Comparing the consolidation curves with different aspect ratios under the same initial alignment shows that the final consolidation displacement generally decreases when particles become increasingly elongated. The void ratio after consolidation generally increases with the increment in aspect ratio under the same initial alignment. These trends indicate that the elongated particles with higher aspect ratios would hinder themselves from sliding and rotating towards each other. For elongated particles, three types of contact exist between two elongated particles: cap-to-cap, cap-to-side, and side-to-side . When the particle shape is close to round, the major contact type is cap-to-cap; rotating over each other is easy, and the packing is easy to be compressed to a denser status. With the increase in respect ratio of particles, the contact network would be mostly dominated by the complex contacts of cap-to-side and side-to-side, both of which can accommodate force chains that are usually unsustainable by cap-to-cap contacts . These formed force chains benefit local arching structures appearing with much void space and prevention of particles further moving to each other under the vertical consolidation force.

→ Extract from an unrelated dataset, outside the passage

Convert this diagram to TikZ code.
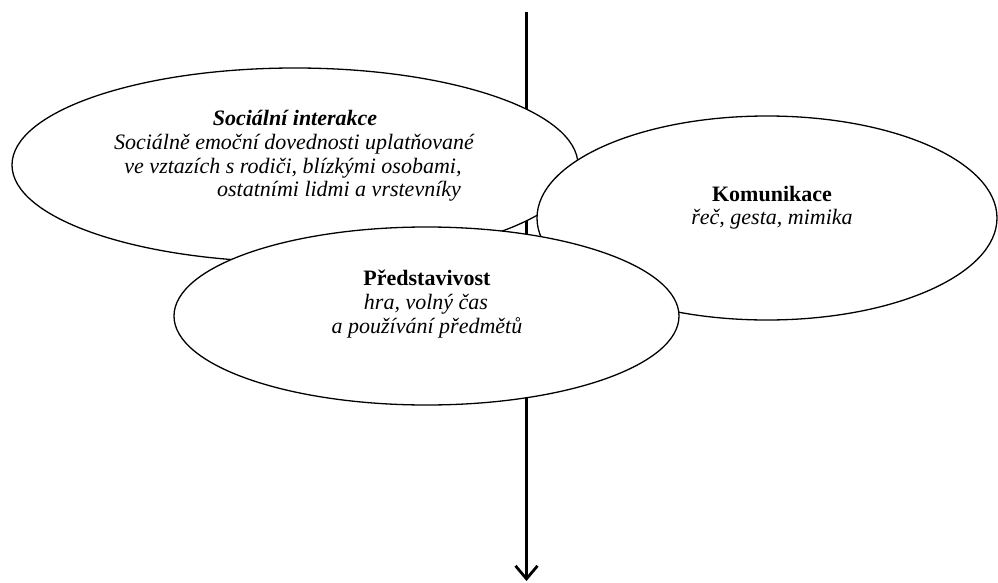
\documentclass[tikz,border=0pt]{standalone}
\usepackage{fontspec}
\setmainfont{Liberation Serif}
\usetikzlibrary{shapes.geometric,arrows.meta}
\begin{document}
\begin{tikzpicture}[x=1pt,y=-1pt,
  ell/.style={ellipse,draw=black,fill=white,line width=1.3pt,inner sep=0pt},
  txt/.style={anchor=base,inner sep=0pt,font=\fontsize{22}{26}\selectfont},
  ttl/.style={txt,font=\fontsize{22}{26}\selectfont\bfseries},
  sub/.style={txt,font=\fontsize{22}{26}\selectfont\itshape},
  axisarrow/.style={line width=2.8pt,-{Straight Barb[length=13pt,width=22pt]}}]
\useasboundingbox (0,0) rectangle (998,583);
% vertical axis
\coordinate (atop) at (526.5,12);
\coordinate (abot) at (526.5,581);
\draw[axisarrow] (atop) -- (abot);
% ellipses
\node[ell,minimum width=566pt,minimum height=194pt] (soc) at (295,165) {};
\node[ell,minimum width=460pt,minimum height=204pt] (kom) at (767,218) {};
\node[ell,minimum width=505pt,minimum height=178pt] (pred) at (426.5,316) {};
% texts
\node[ttl,font=\fontsize{22}{26}\selectfont\bfseries\itshape] (s1) at (295,126) {Sociální interakce};
\node[sub] (s2) at (294,149.5) {Sociálně emoční dovednosti uplatňované};
\node[sub] (s3) at (293,173) {ve vztazích s rodiči, blízkými osobami,};
\node[sub] (s4) at (339,196.5) {ostatními lidmi a vrstevníky};
\node[ttl] (k1) at (772,201) {Komunikace};
\node[sub] (k2) at (772,224.5) {řeč, gesta, mimika};
\node[ttl] (p1) at (427,285) {Představivost};
\node[sub] (p2) at (426,309) {hra, volný čas};
\node[sub] (p3) at (427,333) {a používání předmětů};
\end{tikzpicture}
\end{document}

Comparing the void ratios of specimens with the same aspect ratio but under different initial alignments indicates that the difference in the void ratio after consolidation caused by different initial alignments increases with the increment in aspect ratio, as shown in Figure 6. Particles with an initial alignment parallel to the loading direction (vertical alignment here) is easier to compress to a denser packing with a lower final packing porosity than that of perpendicular direction (horizontal alignment here).
3.2. Change in Particle Alignment after Consolidation
Figure 7 illustrates the angular distribution probability densities of the long axis of particles in specimens with particle aspect ratios of 1.25, 2, and 3 under three initial alignment conditions. When the particle alignment direction is horizontal (perpendicular to the consolidated force direction), as shown in Figure 7(a), and the respect ratio is 1.25, the density of the angular direction around 0° and 180° is slightly reduced, and the reduced part is mostly shifted to that around 90° and 270°. When the respect ratio increases, the density distribution shows no obvious change after consolidation. This finding indicates that the particles for specimens with the horizontal initial alignment would mostly move downwards without much rotation under the vertical consolidation force, especially for more elongated particles with a higher respect ratio value. When the initial direction of particle alignment is random, as shown in Figure 7(b), the angular distribution probability density of the long axis of particles would generally change from a uniform distribution pattern before consolidation to a slightly anisotropy distribution pattern with a major horizontal direction after consolidation. The change appears more obvious for the specimens with a larger respect ratio. When the initial direction of particle alignment is vertical (parallel with the consolidation force direction), as shown in Figure 7(c), the density of angular distribution around 90° is obviously reduced after consolidation, and this reduction is always obvious regardless of the aspect ratio.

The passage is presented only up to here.